It takes a certain mindset to drive into New Orleans 48 hours before a hurricane is expected to make landfall. I left Memphis after work last Thursday, wavering a few times before gassing up and heading south. My destination was the 13th Ponderosa Stomp. South-bound traffic was nonexistent, and five hours later, I was parking my car on Carondelet Street, the lyrics to Louis Armstrong’s “Do You Know What It Means to Miss New Orleans” ricocheting through my head.

Ace Hotel bar

I settled into the Ace Hotel’s Lobby Bar and ordered a Sazerac. I’m not normally a whisky drinker, but the complicated cocktail — allegedly America’s first, created by Antoine Peychaud in a French Quarter watering hole in 1838 — seemed appropriate. Spicy yet slightly sweet, it was the perfect sipping drink.

I slept in on Friday and failed to make it to Frenchman Street to visit Old New Orleans Rum. The distillery, in business since 1995, produces the highest-rated rum on this continent. Their Cajun Spice Rum, which is steeped with cinnamon, nutmeg, allspice, cloves, ginger, vanilla, chicory, and cayenne, provides my favorite base for a Dark and Stormy. God only knows why it’s not currently available on liquor store shelves in Memphis, but whenever I’m in New Orleans, I try to buy a few bottles to import into Tennessee.

I stayed at the Ace, where I was due to moderate a panel discussion with Carla and Vaneese Thomas on Friday afternoon. Beforehand, I guzzled a Tanqueray and tonic, served in a go-cup at Josephine Estelle, Andy Ticer and Michael Hudman’s southernmost outpost.

That evening, I walked around the block for drinks and dinner at Herbsaint, Donald Link’s restaurant, audaciously named for the anise-flavored liqueur, another New Orleans creation. I was meeting friends and I made sure to arrive early to enjoy a drink in the restaurant’s small but elegant bar. Truth be told, due to the impending storm, the bar had more diners than drinkers, and within seconds of my arrival, I was sipping a cucumber-garnished Pimm’s Cup.

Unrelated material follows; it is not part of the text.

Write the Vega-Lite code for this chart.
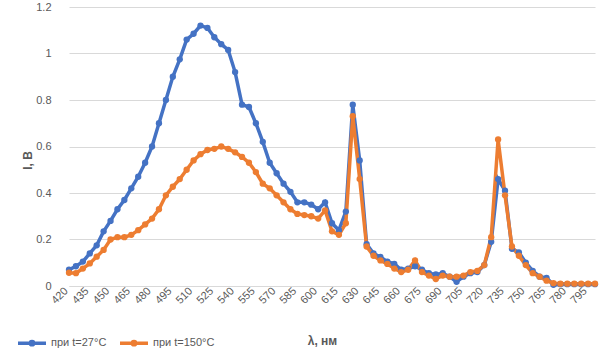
{
  "$schema": "https://vega.github.io/schema/vega-lite/v6.json",
  "autosize": "none",
  "width": 526,
  "height": 279,
  "padding": {"left": 69, "top": 7, "right": 12, "bottom": 75},
  "background": "white",
  "config": {
    "view": {"stroke": null},
    "font": "Liberation Sans",
    "axis": {"labelColor": "#595959", "titleColor": "#595959", "labelFontSize": 11, "labelFont": "Liberation Sans", "titleFont": "Liberation Sans"}
  },
  "data": {
    "values": [
      {"wl": 420, "t27": 0.07, "t150": 0.057},
      {"wl": 425, "t27": 0.085, "t150": 0.055},
      {"wl": 430, "t27": 0.105, "t150": 0.075},
      {"wl": 435, "t27": 0.14, "t150": 0.097},
      {"wl": 440, "t27": 0.175, "t150": 0.126},
      {"wl": 445, "t27": 0.235, "t150": 0.155},
      {"wl": 450, "t27": 0.28, "t150": 0.2},
      {"wl": 455, "t27": 0.33, "t150": 0.21},
      {"wl": 460, "t27": 0.37, "t150": 0.21},
      {"wl": 465, "t27": 0.42, "t150": 0.22},
      {"wl": 470, "t27": 0.47, "t150": 0.24},
      {"wl": 475, "t27": 0.53, "t150": 0.265},
      {"wl": 480, "t27": 0.6, "t150": 0.29},
      {"wl": 485, "t27": 0.7, "t150": 0.33},
      {"wl": 490, "t27": 0.8, "t150": 0.39},
      {"wl": 495, "t27": 0.9, "t150": 0.427},
      {"wl": 500, "t27": 0.975, "t150": 0.46},
      {"wl": 505, "t27": 1.06, "t150": 0.5},
      {"wl": 510, "t27": 1.085, "t150": 0.54},
      {"wl": 515, "t27": 1.12, "t150": 0.567},
      {"wl": 520, "t27": 1.11, "t150": 0.585},
      {"wl": 525, "t27": 1.07, "t150": 0.59},
      {"wl": 530, "t27": 1.04, "t150": 0.6},
      {"wl": 535, "t27": 1.015, "t150": 0.59},
      {"wl": 540, "t27": 0.92, "t150": 0.575},
      {"wl": 545, "t27": 0.78, "t150": 0.555},
      {"wl": 550, "t27": 0.77, "t150": 0.53},
      {"wl": 555, "t27": 0.7, "t150": 0.49},
      {"wl": 560, "t27": 0.62, "t150": 0.44},
      {"wl": 565, "t27": 0.53, "t150": 0.42},
      {"wl": 570, "t27": 0.485, "t150": 0.39},
      {"wl": 575, "t27": 0.44, "t150": 0.36},
      {"wl": 580, "t27": 0.405, "t150": 0.33},
      {"wl": 585, "t27": 0.36, "t150": 0.31},
      {"wl": 590, "t27": 0.36, "t150": 0.305},
      {"wl": 595, "t27": 0.35, "t150": 0.3},
      {"wl": 600, "t27": 0.33, "t150": 0.29},
      {"wl": 605, "t27": 0.36, "t150": 0.325},
      {"wl": 610, "t27": 0.27, "t150": 0.235},
      {"wl": 615, "t27": 0.24, "t150": 0.22},
      {"wl": 620, "t27": 0.32, "t150": 0.27},
      {"wl": 625, "t27": 0.78, "t150": 0.73},
      {"wl": 630, "t27": 0.54, "t150": 0.46},
      {"wl": 635, "t27": 0.18, "t150": 0.17},
      {"wl": 640, "t27": 0.14, "t150": 0.13},
      {"wl": 645, "t27": 0.125, "t150": 0.11},
      {"wl": 650, "t27": 0.105, "t150": 0.095},
      {"wl": 655, "t27": 0.095, "t150": 0.075},
      {"wl": 660, "t27": 0.07, "t150": 0.06},
      {"wl": 665, "t27": 0.075, "t150": 0.07},
      {"wl": 670, "t27": 0.085, "t150": 0.11},
      {"wl": 675, "t27": 0.07, "t150": 0.06},
      {"wl": 680, "t27": 0.055, "t150": 0.045},
      {"wl": 685, "t27": 0.05, "t150": 0.03},
      {"wl": 690, "t27": 0.055, "t150": 0.045},
      {"wl": 695, "t27": 0.04, "t150": 0.04},
      {"wl": 700, "t27": 0.018, "t150": 0.04},
      {"wl": 705, "t27": 0.04, "t150": 0.045},
      {"wl": 710, "t27": 0.055, "t150": 0.06},
      {"wl": 715, "t27": 0.06, "t150": 0.065},
      {"wl": 720, "t27": 0.09, "t150": 0.09},
      {"wl": 725, "t27": 0.19, "t150": 0.21},
      {"wl": 730, "t27": 0.46, "t150": 0.63},
      {"wl": 735, "t27": 0.41, "t150": 0.39},
      {"wl": 740, "t27": 0.16, "t150": 0.17},
      {"wl": 745, "t27": 0.145, "t150": 0.13},
      {"wl": 750, "t27": 0.1, "t150": 0.09},
      {"wl": 755, "t27": 0.065, "t150": 0.055},
      {"wl": 760, "t27": 0.04, "t150": 0.04},
      {"wl": 765, "t27": 0.035, "t150": 0.023},
      {"wl": 770, "t27": 0.005, "t150": 0.012},
      {"wl": 775, "t27": 0.008, "t150": 0.01},
      {"wl": 780, "t27": 0.008, "t150": 0.01},
      {"wl": 785, "t27": 0.008, "t150": 0.01},
      {"wl": 790, "t27": 0.008, "t150": 0.01},
      {"wl": 795, "t27": 0.008, "t150": 0.01},
      {"wl": 800, "t27": 0.008, "t150": 0.01}
    ]
  },
  "transform": [{"fold": ["t27", "t150"], "as": ["series", "I"]}],
  "mark": {"type": "line", "strokeWidth": 3.5, "point": {"filled": true, "size": 40}},
  "encoding": {
    "x": {
      "field": "wl", "type": "quantitative",
      "scale": {"domain": [420, 800], "nice": false, "zero": false},
      "axis": {
        "values": [420,435,450,465,480,495,510,525,540,555,570,585,600,615,630,645,660,675,690,705,720,735,750,765,780,795],
        "labelAngle": -45, "labelAlign": "right", "labelBaseline": "middle", "labelPadding": 3, "labelOffset": -3,
        "ticks": false, "grid": false,
        "domainColor": "#d9d9d9", "labelFlush": false, "labelOverlap": false,
        "title": "λ, нм", "titleFontSize": 12, "titleFontWeight": "bold",
        "titleX": 253, "titleY": 54, "titleAlign": "center", "titleBaseline": "middle"
      }
    },
    "y": {
      "field": "I", "type": "quantitative",
      "scale": {"domain": [0, 1.2], "nice": false},
      "axis": {
        "values": [0, 0.2, 0.4, 0.6, 0.8, 1, 1.2], "format": "~g",
        "ticks": false, "domain": false, "gridColor": "#d9d9d9", "labelPadding": 18,
        "title": "I, В", "titleFontSize": 12, "titleFontWeight": "bold",
        "titleAngle": -90, "titleX": -42, "titleY": 153, "titleAlign": "center", "titleBaseline": "middle"
      }
    },
    "color": {
      "field": "series", "type": "nominal",
      "scale": {"domain": ["t27", "t150"], "range": ["#4472C4", "#ED7D31"]},
      "legend": {
        "title": null, "orient": "none", "direction": "horizontal",
        "legendX": -53, "legendY": 320,
        "labelExpr": "datum.value == 't27' ? 'при t=27°C' : 'при t=150°C'",
        "labelColor": "#595959", "labelFontSize": 11, "labelFont": "Liberation Sans",
        "symbolType": "M-1,0L1,0M-0.12,0A0.12,0.12 0 1,1 0.12,0A0.12,0.12 0 1,1 -0.12,0",
        "symbolSize": 784, "symbolStrokeWidth": 3.5, "labelOffset": 3, "columnPadding": 6
      }
    }
  }
}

Pimm’s was an excellent choice — it paid homage to my dining companions, guitarist and roots music concert organizer Rupert Orton, author and music critic Andy Perry, and Harry Grafton, a bona fide English duke and Orton’s partner in the annual Red Rooster Festival. All three hail from the United Kingdom, as does the original Pimm’s Cup. Yet it was a bartender at the Napoleon House, a New Orleans establishment located approximately one mile north of Herbsaint, who popularized the drink in the American South.

Less than 10 hours later, I was headed back to Memphis. After dinner, I’d listened to — and danced to — one of the most eccentric musical line-ups ever assembled, including Roky Erickson, Archie Bell, Roy Head, the Gories, and Doug Kershaw. But the second night of the Stomp was cancelled, and Mayor Mitch Landrieu had ordered a mandatory curfew for his Crescent City citizens.

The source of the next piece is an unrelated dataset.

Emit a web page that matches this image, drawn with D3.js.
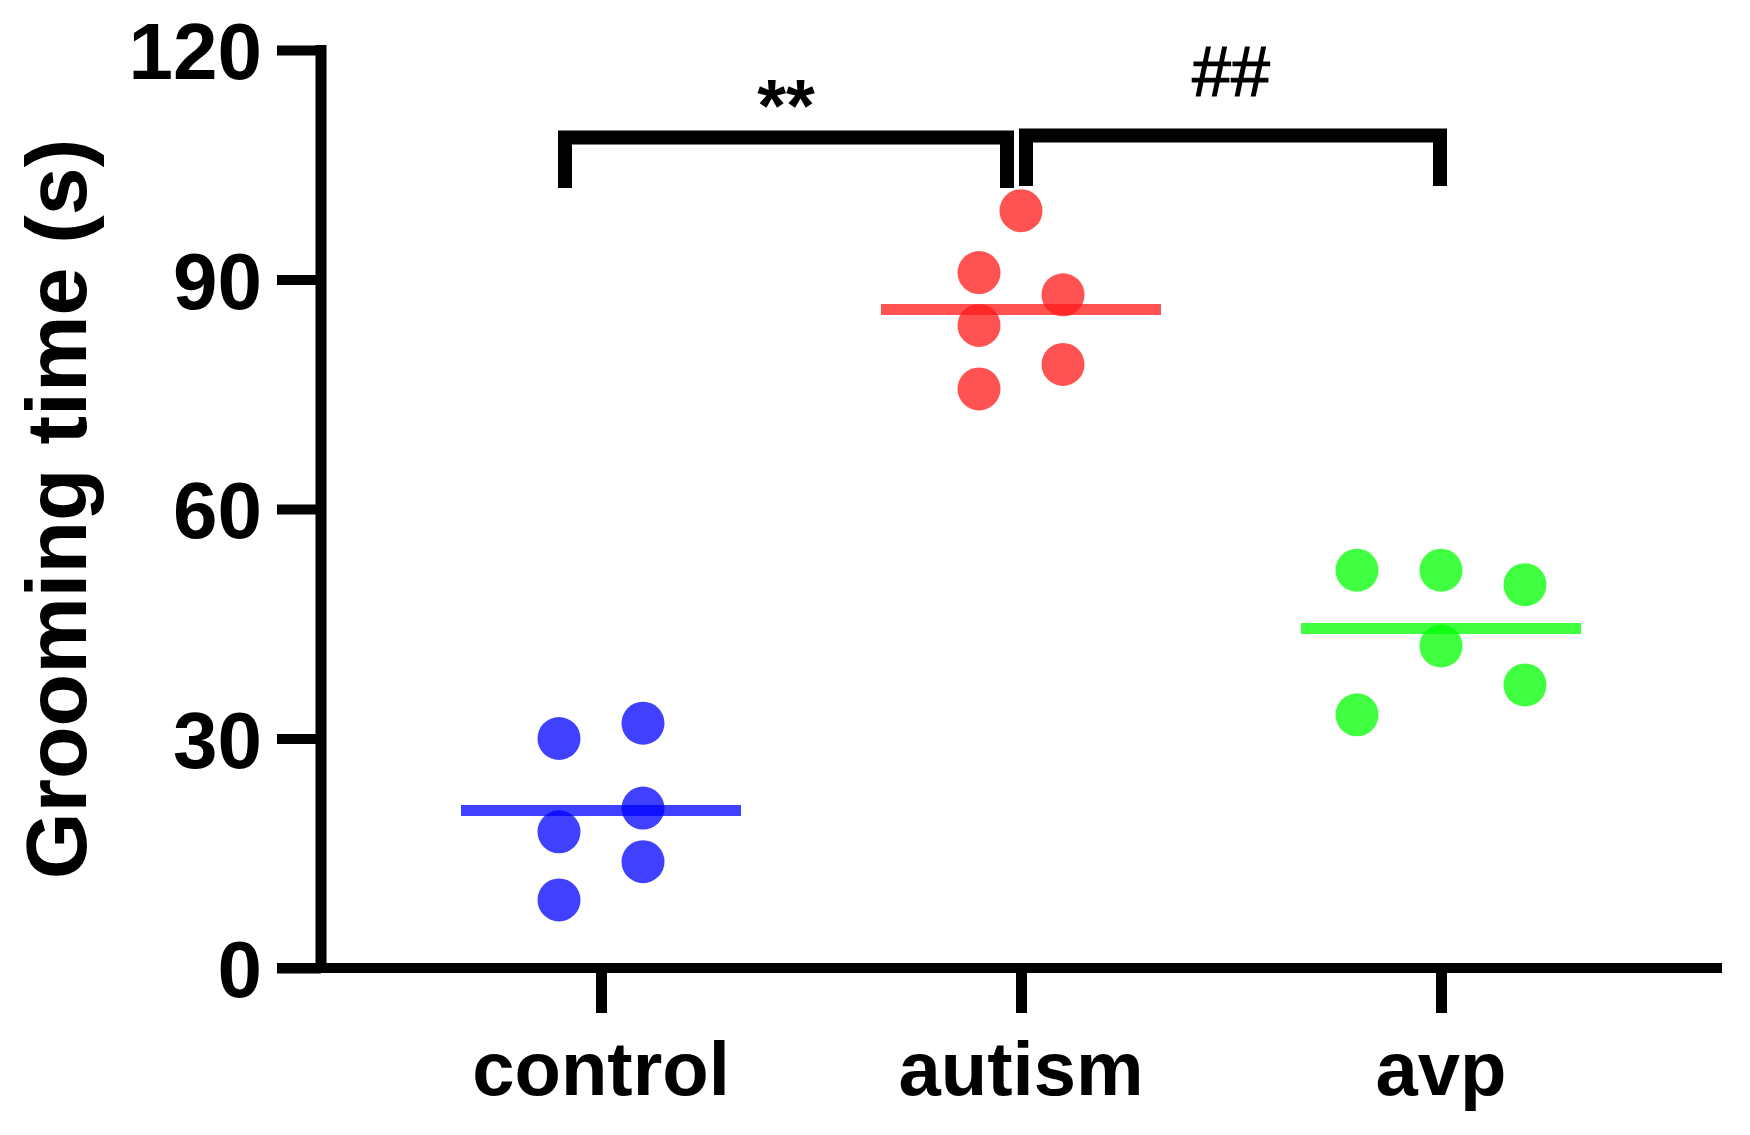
<!DOCTYPE html>
<head>
  <meta charset="utf-8">
  <script src="https://d3js.org/d3.v7.min.js"></script>
  <style>
    body{ margin: 0; background: #ffffff; }
    text{ font-family: "Liberation Sans", Arial, sans-serif; fill: #000000; }
    text.tickLabel{
      font-family: "Liberation Sans Narrow", "Arial Narrow", "Liberation Sans", sans-serif;
      font-weight: 700;
      font-size: 80px;
    }
    text.catLabel{ font-weight: 700; font-size: 76px; }
    text.yTitle{ font-weight: 700; font-size: 86px; }
    text.star{ font-weight: 700; font-size: 74px; }
    text.hash{ font-weight: 400; font-size: 70px; stroke: #000; stroke-width: 1.2px; }
  </style>
</head>

<body>
  <script>
    // data
    const groups = ['control', 'autism', 'avp'];
    const colours = ['#0000ff', '#ff1a1a', '#00ff00'];
    const controlValues = [30.0, 32.0, 20.9, 17.8, 13.9, 8.9];
    const autismValues = [99.0, 90.9, 88.0, 84.0, 78.9, 75.7];
    const avpValues = [52.0, 52.0, 50.1, 42.1, 37.0, 33.1];
    // scatter column of each point (GraphPad spread)
    const controlSlots = [-1, 1, 1, -1, 1, -1];
    const autismSlots = [0, -1, 1, -1, 1, -1];
    const avpSlots = [-2, 0, 2, 0, 2, -2];
    const yTicks = [0, 30, 60, 90, 120];
    const comparisons = [
      {from: 'control', to: 'autism', label: '**'},
      {from: 'autism', to: 'avp', label: '##'}
    ];

    var width = 1750;
    var height = 1135;

    var svg = d3.select('body').append('svg')
      .attr('width', width)
      .attr('height', height);

    let series = [controlValues, autismValues, avpValues].map((vals, i) => ({
      group: groups[i],
      colour: colours[i],
      mean: d3.mean(vals),
      points: vals.map((v, j) => ({
        group: groups[i],
        value: v,
        slot: [controlSlots, autismSlots, avpSlots][i][j]
      }))
    }));

    let x = d3.scalePoint()
      .domain(groups)
      .range([601, 1441]);

    let y = d3.scaleLinear()
      .domain([0, 120])
      .range([968, 50]);

    let spread = d3.scaleLinear()
      .domain([-1, 1])
      .range([-42, 42]);

    // y axis
    let yAxis = d3.axisLeft(y)
      .tickValues(yTicks)
      .tickSize(44)
      .tickPadding(15)
      .tickSizeOuter(0);

    let yG = svg.append('g')
      .attr('transform', 'translate(321,0)')
      .call(yAxis);
    yG.attr('font-size', null).attr('font-family', null);
    yG.select('.domain')
      .attr('stroke', '#000')
      .attr('stroke-width', 11)
      .attr('d', `M0,${y(120) - 5}V${y(0) + 5}`);
    yG.selectAll('.tick line').attr('stroke', '#000').attr('stroke-width', 10);
    yG.selectAll('.tick text')
      .attr('class', 'tickLabel')
      .attr('dy', '0.36em')
      .attr('x', -59);

    // x axis
    let xAxis = d3.axisBottom(x)
      .tickSize(45)
      .tickSizeOuter(0)
      .tickFormat(() => '');

    let xG = svg.append('g')
      .attr('transform', 'translate(0,968)')
      .call(xAxis);
    xG.select('.domain')
      .attr('stroke', '#000')
      .attr('stroke-width', 10)
      .attr('d', 'M277,0H1722');
    xG.selectAll('.tick line').attr('stroke', '#000').attr('stroke-width', 11);

    svg.selectAll('text.catLabel')
      .data(groups)
      .enter()
      .append('text')
      .attr('class', 'catLabel')
      .attr('x', d => x(d))
      .attr('y', 1095)
      .attr('text-anchor', 'middle')
      .text(d => d);

    // y title
    svg.append('text')
      .attr('class', 'yTitle')
      .attr('transform', `translate(86,${(y(0) + y(120)) / 2}) rotate(-90)`)
      .attr('text-anchor', 'middle')
      .text('Grooming time (s)');

    // mean lines
    svg.selectAll('line.mean')
      .data(series)
      .enter()
      .append('line')
      .attr('class', 'mean')
      .attr('x1', d => x(d.group) - 140)
      .attr('x2', d => x(d.group) + 140)
      .attr('y1', d => y(d.mean))
      .attr('y2', d => y(d.mean))
      .attr('stroke', d => d.colour)
      .attr('stroke-width', 11)
      .attr('stroke-opacity', 0.75);

    // dots
    svg.selectAll('circle.dot')
      .data(series.flatMap(s => s.points.map(p => Object.assign({colour: s.colour}, p))))
      .enter()
      .append('circle')
      .attr('class', 'dot')
      .attr('cx', d => x(d.group) + spread(d.slot))
      .attr('cy', d => y(d.value))
      .attr('r', 21.5)
      .attr('fill', d => d.colour)
      .attr('fill-opacity', 0.75);

    // significance brackets
    let bracketTop = [137.5, 135.5];
    let legEnd = [188, 186];
    let shift = [[-36, -14], [5, -1]];

    comparisons.forEach((c, i) => {
      let x1 = x(c.from) + shift[i][0];
      let x2 = x(c.to) + shift[i][1];
      svg.append('path')
        .attr('d', `M${x1},${legEnd[i]}V${bracketTop[i]}H${x2}V${legEnd[i]}`)
        .attr('fill', 'none')
        .attr('stroke', '#000')
        .attr('stroke-width', 14)
        .attr('stroke-linejoin', 'miter');
    });

    svg.append('text')
      .attr('class', 'star')
      .attr('x', 786)
      .attr('y', 131)
      .attr('text-anchor', 'middle')
      .text(comparisons[0].label);

    svg.append('text')
      .attr('class', 'hash')
      .attr('x', 1231)
      .attr('y', 96)
      .attr('text-anchor', 'middle')
      .text(comparisons[1].label);
  </script>
</body>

I was filled with regret as I drove, lamenting the dozen or more New Orleans watering holes I hadn’t visited: The Parasol Bar, hidden in the Irish Channel. The dimly lit Chart Room, one of the dive-iest places in the French Quarter. The Marigny’s Hi Ho Lounge, Kajun’s Pub, and Siberia, which lie a few hundred feet apart. D.B.A., the Saint, and Lafitte’s Blacksmith Shop. A trip to Martin Wine Cellar on Baronne, which has an excellent deli as well as a full-service liquor store.

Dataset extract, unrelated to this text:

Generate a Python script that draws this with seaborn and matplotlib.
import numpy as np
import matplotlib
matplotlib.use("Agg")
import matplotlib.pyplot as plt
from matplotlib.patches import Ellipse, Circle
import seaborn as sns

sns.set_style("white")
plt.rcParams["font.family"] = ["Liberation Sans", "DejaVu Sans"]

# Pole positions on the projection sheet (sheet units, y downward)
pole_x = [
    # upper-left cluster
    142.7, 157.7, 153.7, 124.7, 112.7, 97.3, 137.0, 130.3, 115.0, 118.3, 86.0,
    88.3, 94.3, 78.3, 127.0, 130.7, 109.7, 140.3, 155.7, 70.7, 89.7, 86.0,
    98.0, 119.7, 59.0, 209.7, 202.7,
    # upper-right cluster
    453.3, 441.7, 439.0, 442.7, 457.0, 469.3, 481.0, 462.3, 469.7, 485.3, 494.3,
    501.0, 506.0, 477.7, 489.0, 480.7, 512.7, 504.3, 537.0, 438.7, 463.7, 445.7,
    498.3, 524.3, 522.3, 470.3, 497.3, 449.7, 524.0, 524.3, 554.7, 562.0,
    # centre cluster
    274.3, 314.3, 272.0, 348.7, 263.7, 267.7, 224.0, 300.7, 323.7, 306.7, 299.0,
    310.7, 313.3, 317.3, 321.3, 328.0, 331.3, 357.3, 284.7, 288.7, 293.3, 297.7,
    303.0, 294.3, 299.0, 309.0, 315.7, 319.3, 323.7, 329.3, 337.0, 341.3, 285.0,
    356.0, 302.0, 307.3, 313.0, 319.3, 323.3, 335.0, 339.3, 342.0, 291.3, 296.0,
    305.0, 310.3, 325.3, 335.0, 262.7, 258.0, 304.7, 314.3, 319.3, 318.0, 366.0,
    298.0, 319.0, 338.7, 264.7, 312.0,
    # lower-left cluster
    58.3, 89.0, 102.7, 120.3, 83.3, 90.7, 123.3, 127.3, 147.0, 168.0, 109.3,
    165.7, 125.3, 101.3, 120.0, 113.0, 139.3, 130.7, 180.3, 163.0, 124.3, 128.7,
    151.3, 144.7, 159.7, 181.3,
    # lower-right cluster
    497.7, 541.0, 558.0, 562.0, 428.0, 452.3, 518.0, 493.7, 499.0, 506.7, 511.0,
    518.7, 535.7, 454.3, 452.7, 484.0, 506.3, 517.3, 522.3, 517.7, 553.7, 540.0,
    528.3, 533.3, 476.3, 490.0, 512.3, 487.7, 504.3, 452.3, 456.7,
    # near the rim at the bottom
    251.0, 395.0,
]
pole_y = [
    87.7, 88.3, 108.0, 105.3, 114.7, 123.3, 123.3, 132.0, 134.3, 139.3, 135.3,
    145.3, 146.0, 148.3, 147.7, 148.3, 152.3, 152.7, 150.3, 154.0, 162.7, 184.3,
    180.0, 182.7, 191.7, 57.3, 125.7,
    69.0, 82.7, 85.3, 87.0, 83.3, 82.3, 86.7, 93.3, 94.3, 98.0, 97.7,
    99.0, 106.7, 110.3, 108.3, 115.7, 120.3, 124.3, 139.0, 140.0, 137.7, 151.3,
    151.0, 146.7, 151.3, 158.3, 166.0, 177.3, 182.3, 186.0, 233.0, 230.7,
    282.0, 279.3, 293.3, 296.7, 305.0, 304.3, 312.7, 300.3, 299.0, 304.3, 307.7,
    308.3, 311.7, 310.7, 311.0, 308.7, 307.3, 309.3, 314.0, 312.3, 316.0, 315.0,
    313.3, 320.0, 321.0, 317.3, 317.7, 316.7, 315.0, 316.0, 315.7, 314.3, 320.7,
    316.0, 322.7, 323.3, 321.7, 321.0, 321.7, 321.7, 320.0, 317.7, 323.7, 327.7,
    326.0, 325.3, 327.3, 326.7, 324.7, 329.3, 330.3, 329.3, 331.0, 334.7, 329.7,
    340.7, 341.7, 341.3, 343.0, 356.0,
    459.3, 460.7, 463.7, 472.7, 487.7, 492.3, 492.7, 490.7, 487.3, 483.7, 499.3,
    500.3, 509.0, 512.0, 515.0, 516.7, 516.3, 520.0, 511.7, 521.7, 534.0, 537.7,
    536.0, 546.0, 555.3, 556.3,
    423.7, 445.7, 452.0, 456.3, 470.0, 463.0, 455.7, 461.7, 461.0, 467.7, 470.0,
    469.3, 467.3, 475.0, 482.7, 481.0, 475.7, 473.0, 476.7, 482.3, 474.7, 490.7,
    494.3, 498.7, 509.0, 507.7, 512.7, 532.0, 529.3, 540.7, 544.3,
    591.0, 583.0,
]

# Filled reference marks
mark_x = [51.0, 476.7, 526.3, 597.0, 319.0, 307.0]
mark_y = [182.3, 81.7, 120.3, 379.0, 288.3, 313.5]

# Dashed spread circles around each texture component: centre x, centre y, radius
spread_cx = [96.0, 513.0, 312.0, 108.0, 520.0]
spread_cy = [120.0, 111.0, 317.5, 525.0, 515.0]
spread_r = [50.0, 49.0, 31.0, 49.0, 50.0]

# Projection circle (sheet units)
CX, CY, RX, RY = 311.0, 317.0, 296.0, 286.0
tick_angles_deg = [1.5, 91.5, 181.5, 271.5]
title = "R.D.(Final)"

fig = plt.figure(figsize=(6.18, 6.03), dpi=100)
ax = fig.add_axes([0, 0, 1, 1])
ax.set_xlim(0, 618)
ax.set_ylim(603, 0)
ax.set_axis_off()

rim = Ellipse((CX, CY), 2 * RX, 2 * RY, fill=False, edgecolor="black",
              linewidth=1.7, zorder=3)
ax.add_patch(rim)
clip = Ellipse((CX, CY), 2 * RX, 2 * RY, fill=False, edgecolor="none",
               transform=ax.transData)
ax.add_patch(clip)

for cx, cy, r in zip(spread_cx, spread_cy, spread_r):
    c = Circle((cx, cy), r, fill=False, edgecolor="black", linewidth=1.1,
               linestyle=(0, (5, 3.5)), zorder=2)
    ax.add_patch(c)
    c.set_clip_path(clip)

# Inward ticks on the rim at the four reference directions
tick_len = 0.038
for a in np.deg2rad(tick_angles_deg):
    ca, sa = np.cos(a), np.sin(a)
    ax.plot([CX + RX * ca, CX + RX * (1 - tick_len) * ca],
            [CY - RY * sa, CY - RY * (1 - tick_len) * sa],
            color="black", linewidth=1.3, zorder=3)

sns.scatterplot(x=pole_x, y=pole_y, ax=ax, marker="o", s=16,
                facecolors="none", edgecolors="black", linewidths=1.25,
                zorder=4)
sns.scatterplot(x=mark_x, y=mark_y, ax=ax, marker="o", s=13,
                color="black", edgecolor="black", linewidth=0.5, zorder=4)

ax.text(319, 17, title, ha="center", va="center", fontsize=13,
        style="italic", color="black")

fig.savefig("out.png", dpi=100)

Fortunately, for everyone who lives in New Orleans and the rest of us who have had the pleasure of drinking there, Hurricane Nate decided to spare the city that care forgot. The Carousel Bar still turns; Sazeracs and Pimm’s Cups are still poured by bartenders who have seen — and heard — it all. I’ll head back soon, because, as Louis so perfectly put it, “I’m wishin’ I was there.”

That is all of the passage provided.